— start of GIVEN MATERIAL —

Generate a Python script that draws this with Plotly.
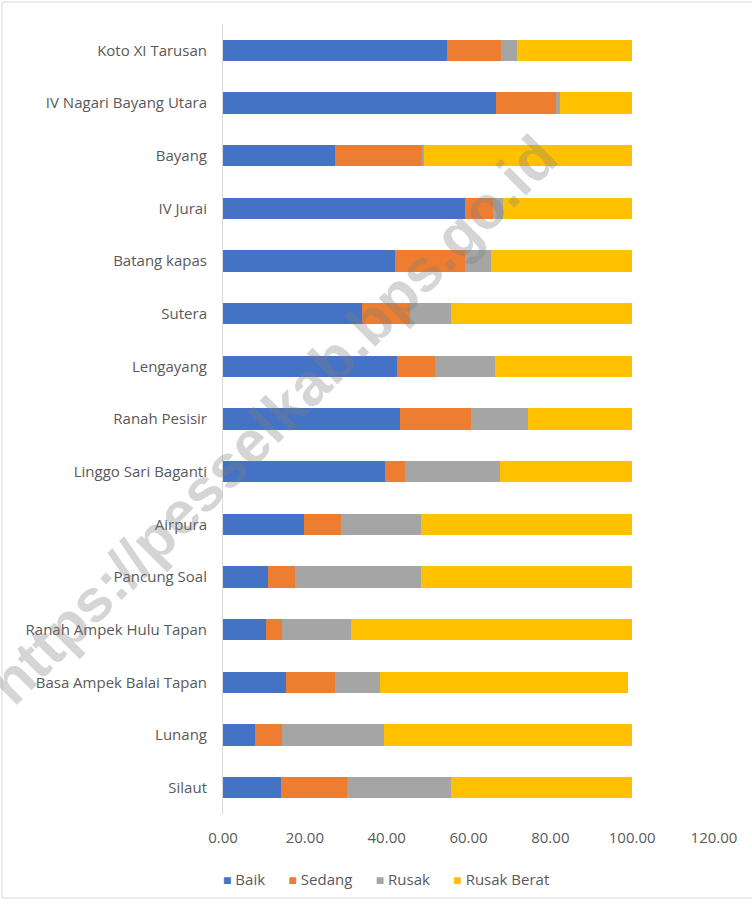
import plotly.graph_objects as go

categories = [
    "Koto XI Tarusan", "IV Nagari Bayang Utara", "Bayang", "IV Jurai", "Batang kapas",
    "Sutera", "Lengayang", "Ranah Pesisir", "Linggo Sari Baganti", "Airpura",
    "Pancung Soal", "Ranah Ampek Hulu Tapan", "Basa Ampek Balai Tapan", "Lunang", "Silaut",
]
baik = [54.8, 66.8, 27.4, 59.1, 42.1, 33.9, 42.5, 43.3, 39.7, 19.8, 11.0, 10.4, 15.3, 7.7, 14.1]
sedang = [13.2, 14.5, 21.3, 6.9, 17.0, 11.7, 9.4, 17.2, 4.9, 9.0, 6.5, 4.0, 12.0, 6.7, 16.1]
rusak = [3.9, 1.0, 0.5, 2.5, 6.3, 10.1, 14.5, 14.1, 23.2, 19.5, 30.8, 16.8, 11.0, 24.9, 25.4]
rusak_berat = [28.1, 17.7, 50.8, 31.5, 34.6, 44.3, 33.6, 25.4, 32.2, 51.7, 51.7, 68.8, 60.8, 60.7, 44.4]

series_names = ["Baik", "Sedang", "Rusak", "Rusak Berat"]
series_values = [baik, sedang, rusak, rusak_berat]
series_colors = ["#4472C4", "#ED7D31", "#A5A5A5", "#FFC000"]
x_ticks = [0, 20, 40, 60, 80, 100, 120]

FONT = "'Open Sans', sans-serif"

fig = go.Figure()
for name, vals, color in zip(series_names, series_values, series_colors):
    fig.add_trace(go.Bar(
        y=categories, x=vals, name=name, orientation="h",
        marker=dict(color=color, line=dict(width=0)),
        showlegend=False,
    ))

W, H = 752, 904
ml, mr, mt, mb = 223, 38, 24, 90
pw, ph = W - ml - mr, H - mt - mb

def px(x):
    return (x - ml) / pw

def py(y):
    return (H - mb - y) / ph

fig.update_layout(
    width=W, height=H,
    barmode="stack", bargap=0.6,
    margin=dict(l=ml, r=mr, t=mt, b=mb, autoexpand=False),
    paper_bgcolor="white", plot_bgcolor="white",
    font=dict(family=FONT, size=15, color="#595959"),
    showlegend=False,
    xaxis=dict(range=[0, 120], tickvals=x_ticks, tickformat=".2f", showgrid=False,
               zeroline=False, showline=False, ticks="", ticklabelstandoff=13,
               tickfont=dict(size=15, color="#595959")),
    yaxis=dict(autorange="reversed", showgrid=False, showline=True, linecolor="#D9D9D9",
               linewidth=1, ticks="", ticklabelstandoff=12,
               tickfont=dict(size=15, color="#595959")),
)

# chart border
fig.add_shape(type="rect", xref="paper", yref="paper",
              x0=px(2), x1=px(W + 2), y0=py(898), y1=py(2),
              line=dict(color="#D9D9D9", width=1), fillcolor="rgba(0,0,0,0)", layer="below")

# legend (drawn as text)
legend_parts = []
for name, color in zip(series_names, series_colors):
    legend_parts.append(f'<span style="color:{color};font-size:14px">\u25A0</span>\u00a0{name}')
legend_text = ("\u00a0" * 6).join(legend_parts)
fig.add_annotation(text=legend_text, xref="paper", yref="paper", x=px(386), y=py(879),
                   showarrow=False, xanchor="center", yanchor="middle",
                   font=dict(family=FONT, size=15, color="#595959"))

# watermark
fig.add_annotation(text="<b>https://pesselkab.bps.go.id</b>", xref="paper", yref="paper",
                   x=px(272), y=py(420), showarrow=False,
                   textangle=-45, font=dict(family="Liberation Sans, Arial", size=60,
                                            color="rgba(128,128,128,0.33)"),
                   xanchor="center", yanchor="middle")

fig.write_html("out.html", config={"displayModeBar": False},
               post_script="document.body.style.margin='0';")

— end of GIVEN MATERIAL —

Word for word, quote the lines above. Omit the pictures.

SOLUTION BELOW ->
Generate a Python script that draws this with Plotly.
import plotly.graph_objects as go

categories = [
    "Koto XI Tarusan", "IV Nagari Bayang Utara", "Bayang", "IV Jurai", "Batang kapas",
    "Sutera", "Lengayang", "Ranah Pesisir", "Linggo Sari Baganti", "Airpura",
    "Pancung Soal", "Ranah Ampek Hulu Tapan", "Basa Ampek Balai Tapan", "Lunang", "Silaut",
]
baik = [54.8, 66.8, 27.4, 59.1, 42.1, 33.9, 42.5, 43.3, 39.7, 19.8, 11.0, 10.4, 15.3, 7.7, 14.1]
sedang = [13.2, 14.5, 21.3, 6.9, 17.0, 11.7, 9.4, 17.2, 4.9, 9.0, 6.5, 4.0, 12.0, 6.7, 16.1]
rusak = [3.9, 1.0, 0.5, 2.5, 6.3, 10.1, 14.5, 14.1, 23.2, 19.5, 30.8, 16.8, 11.0, 24.9, 25.4]
rusak_berat = [28.1, 17.7, 50.8, 31.5, 34.6, 44.3, 33.6, 25.4, 32.2, 51.7, 51.7, 68.8, 60.8, 60.7, 44.4]

series_names = ["Baik", "Sedang", "Rusak", "Rusak Berat"]
series_values = [baik, sedang, rusak, rusak_berat]
series_colors = ["#4472C4", "#ED7D31", "#A5A5A5", "#FFC000"]
x_ticks = [0, 20, 40, 60, 80, 100, 120]

FONT = "'Open Sans', sans-serif"

fig = go.Figure()
for name, vals, color in zip(series_names, series_values, series_colors):
    fig.add_trace(go.Bar(
        y=categories, x=vals, name=name, orientation="h",
        marker=dict(color=color, line=dict(width=0)),
        showlegend=False,
    ))

W, H = 752, 904
ml, mr, mt, mb = 223, 38, 24, 90
pw, ph = W - ml - mr, H - mt - mb

def px(x):
    return (x - ml) / pw

def py(y):
    return (H - mb - y) / ph

fig.update_layout(
    width=W, height=H,
    barmode="stack", bargap=0.6,
    margin=dict(l=ml, r=mr, t=mt, b=mb, autoexpand=False),
    paper_bgcolor="white", plot_bgcolor="white",
    font=dict(family=FONT, size=15, color="#595959"),
    showlegend=False,
    xaxis=dict(range=[0, 120], tickvals=x_ticks, tickformat=".2f", showgrid=False,
               zeroline=False, showline=False, ticks="", ticklabelstandoff=13,
               tickfont=dict(size=15, color="#595959")),
    yaxis=dict(autorange="reversed", showgrid=False, showline=True, linecolor="#D9D9D9",
               linewidth=1, ticks="", ticklabelstandoff=12,
               tickfont=dict(size=15, color="#595959")),
)

# chart border
fig.add_shape(type="rect", xref="paper", yref="paper",
              x0=px(2), x1=px(W + 2), y0=py(898), y1=py(2),
              line=dict(color="#D9D9D9", width=1), fillcolor="rgba(0,0,0,0)", layer="below")

# legend (drawn as text)
legend_parts = []
for name, color in zip(series_names, series_colors):
    legend_parts.append(f'<span style="color:{color};font-size:14px">\u25A0</span>\u00a0{name}')
legend_text = ("\u00a0" * 6).join(legend_parts)
fig.add_annotation(text=legend_text, xref="paper", yref="paper", x=px(386), y=py(879),
                   showarrow=False, xanchor="center", yanchor="middle",
                   font=dict(family=FONT, size=15, color="#595959"))

# watermark
fig.add_annotation(text="<b>https://pesselkab.bps.go.id</b>", xref="paper", yref="paper",
                   x=px(272), y=py(420), showarrow=False,
                   textangle=-45, font=dict(family="Liberation Sans, Arial", size=60,
                                            color="rgba(128,128,128,0.33)"),
                   xanchor="center", yanchor="middle")

fig.write_html("out.html", config={"displayModeBar": False},
               post_script="document.body.style.margin='0';")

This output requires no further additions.